• **SUPPLIED MATERIAL**:
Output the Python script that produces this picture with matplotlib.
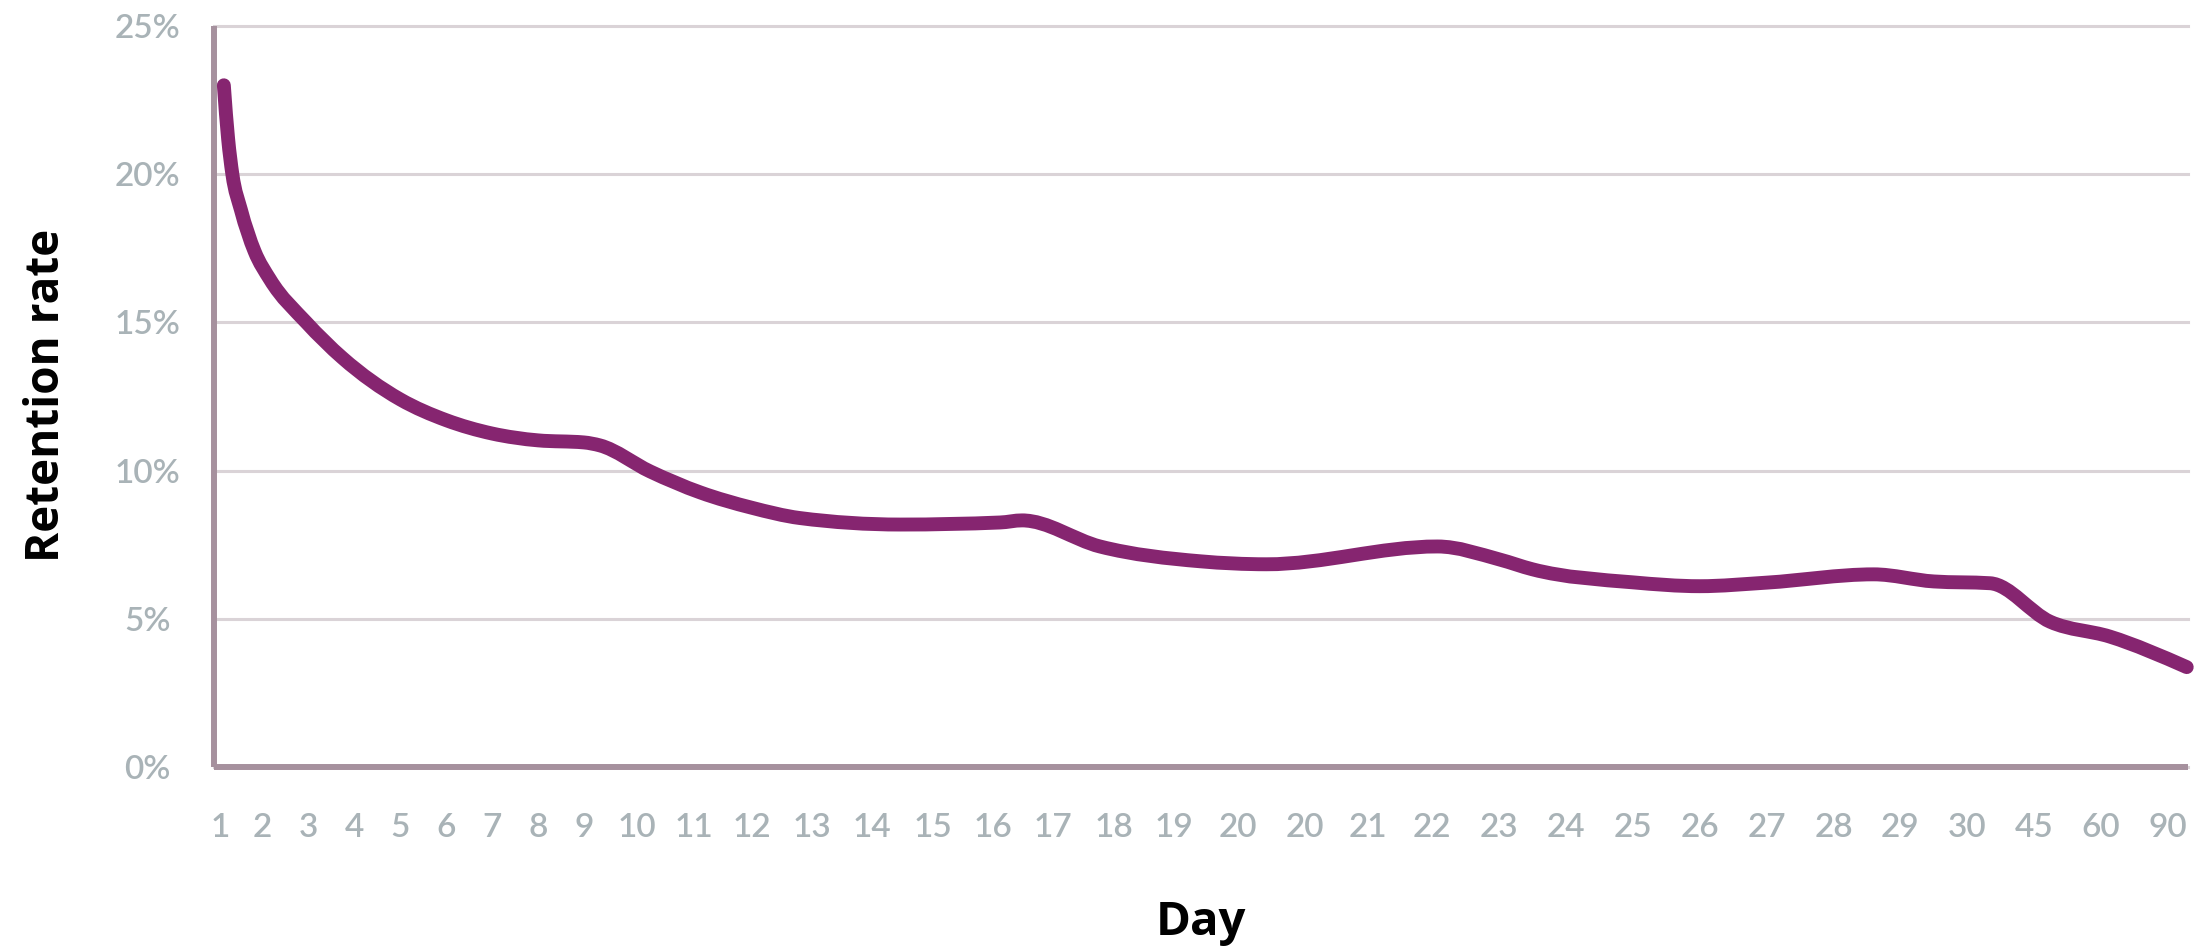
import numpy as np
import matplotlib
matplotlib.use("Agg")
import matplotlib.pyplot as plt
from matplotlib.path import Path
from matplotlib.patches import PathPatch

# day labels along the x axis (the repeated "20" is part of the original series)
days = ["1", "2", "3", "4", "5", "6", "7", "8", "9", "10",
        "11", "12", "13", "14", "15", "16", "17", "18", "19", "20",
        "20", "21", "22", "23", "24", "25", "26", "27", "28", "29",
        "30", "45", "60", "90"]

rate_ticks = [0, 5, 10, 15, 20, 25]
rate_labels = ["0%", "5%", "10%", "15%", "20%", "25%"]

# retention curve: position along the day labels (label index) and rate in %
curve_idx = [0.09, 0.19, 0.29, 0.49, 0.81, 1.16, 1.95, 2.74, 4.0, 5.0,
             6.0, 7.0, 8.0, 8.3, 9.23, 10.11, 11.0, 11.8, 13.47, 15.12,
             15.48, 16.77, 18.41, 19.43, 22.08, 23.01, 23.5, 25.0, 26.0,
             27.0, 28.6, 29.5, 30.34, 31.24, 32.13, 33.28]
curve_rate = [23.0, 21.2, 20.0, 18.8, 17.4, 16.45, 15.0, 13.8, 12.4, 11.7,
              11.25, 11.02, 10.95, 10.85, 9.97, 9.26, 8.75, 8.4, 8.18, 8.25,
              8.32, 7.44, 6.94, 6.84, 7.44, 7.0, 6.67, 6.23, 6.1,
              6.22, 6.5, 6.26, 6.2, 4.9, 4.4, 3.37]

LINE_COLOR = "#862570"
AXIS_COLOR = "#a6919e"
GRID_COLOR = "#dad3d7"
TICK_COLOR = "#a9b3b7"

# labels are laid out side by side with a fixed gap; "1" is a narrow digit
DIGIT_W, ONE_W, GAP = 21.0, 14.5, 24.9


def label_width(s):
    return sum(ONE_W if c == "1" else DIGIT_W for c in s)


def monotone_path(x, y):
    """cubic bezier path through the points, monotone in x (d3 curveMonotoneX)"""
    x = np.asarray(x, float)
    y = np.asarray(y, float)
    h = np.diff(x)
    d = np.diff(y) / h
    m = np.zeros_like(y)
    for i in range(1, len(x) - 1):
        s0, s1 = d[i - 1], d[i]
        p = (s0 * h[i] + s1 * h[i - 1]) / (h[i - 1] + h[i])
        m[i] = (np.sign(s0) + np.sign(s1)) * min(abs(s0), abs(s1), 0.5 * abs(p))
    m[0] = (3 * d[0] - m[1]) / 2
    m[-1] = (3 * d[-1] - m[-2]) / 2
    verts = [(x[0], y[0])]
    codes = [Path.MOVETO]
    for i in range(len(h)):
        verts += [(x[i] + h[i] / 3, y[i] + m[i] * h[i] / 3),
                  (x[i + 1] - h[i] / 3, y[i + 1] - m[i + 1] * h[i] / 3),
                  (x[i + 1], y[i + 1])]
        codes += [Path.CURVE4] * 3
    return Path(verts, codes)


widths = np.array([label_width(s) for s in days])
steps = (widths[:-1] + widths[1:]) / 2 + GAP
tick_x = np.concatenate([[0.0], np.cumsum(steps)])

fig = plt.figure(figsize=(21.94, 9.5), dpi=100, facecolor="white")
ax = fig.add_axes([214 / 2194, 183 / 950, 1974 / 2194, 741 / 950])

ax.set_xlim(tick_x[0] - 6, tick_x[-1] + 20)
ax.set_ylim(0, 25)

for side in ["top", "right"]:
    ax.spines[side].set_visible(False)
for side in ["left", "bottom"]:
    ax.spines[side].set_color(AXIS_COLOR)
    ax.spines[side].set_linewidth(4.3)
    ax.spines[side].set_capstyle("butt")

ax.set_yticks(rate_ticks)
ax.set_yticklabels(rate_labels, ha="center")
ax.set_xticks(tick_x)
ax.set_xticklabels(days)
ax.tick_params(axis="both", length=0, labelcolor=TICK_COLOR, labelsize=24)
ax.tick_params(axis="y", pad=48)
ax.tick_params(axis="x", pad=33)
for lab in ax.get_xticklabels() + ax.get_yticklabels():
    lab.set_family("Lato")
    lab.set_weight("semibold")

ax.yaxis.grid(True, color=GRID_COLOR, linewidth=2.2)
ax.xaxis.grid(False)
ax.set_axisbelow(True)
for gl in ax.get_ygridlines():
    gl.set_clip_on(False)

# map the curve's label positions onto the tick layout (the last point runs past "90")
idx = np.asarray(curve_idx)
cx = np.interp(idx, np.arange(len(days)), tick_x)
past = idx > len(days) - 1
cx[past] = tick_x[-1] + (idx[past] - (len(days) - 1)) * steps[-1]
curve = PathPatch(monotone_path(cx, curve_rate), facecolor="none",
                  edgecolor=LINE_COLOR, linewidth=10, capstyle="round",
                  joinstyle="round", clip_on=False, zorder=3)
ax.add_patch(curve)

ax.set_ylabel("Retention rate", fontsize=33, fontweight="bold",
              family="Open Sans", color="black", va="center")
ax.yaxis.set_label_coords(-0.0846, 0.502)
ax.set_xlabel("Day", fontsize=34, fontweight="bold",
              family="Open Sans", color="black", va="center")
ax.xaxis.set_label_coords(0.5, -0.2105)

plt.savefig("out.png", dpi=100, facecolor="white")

• **REQUIREMENTS**:
From the first line above down to the line with "6.22, 6.5, 6.26, 6.2, 4.9, 4.4, 3.37]", reproduce every line and no others, omitting pictures.

• **ANSWER FOR THE TASK**:
Output the Python script that produces this picture with matplotlib.
import numpy as np
import matplotlib
matplotlib.use("Agg")
import matplotlib.pyplot as plt
from matplotlib.path import Path
from matplotlib.patches import PathPatch

# day labels along the x axis (the repeated "20" is part of the original series)
days = ["1", "2", "3", "4", "5", "6", "7", "8", "9", "10",
        "11", "12", "13", "14", "15", "16", "17", "18", "19", "20",
        "20", "21", "22", "23", "24", "25", "26", "27", "28", "29",
        "30", "45", "60", "90"]

rate_ticks = [0, 5, 10, 15, 20, 25]
rate_labels = ["0%", "5%", "10%", "15%", "20%", "25%"]

# retention curve: position along the day labels (label index) and rate in %
curve_idx = [0.09, 0.19, 0.29, 0.49, 0.81, 1.16, 1.95, 2.74, 4.0, 5.0,
             6.0, 7.0, 8.0, 8.3, 9.23, 10.11, 11.0, 11.8, 13.47, 15.12,
             15.48, 16.77, 18.41, 19.43, 22.08, 23.01, 23.5, 25.0, 26.0,
             27.0, 28.6, 29.5, 30.34, 31.24, 32.13, 33.28]
curve_rate = [23.0, 21.2, 20.0, 18.8, 17.4, 16.45, 15.0, 13.8, 12.4, 11.7,
              11.25, 11.02, 10.95, 10.85, 9.97, 9.26, 8.75, 8.4, 8.18, 8.25,
              8.32, 7.44, 6.94, 6.84, 7.44, 7.0, 6.67, 6.23, 6.1,
              6.22, 6.5, 6.26, 6.2, 4.9, 4.4, 3.37]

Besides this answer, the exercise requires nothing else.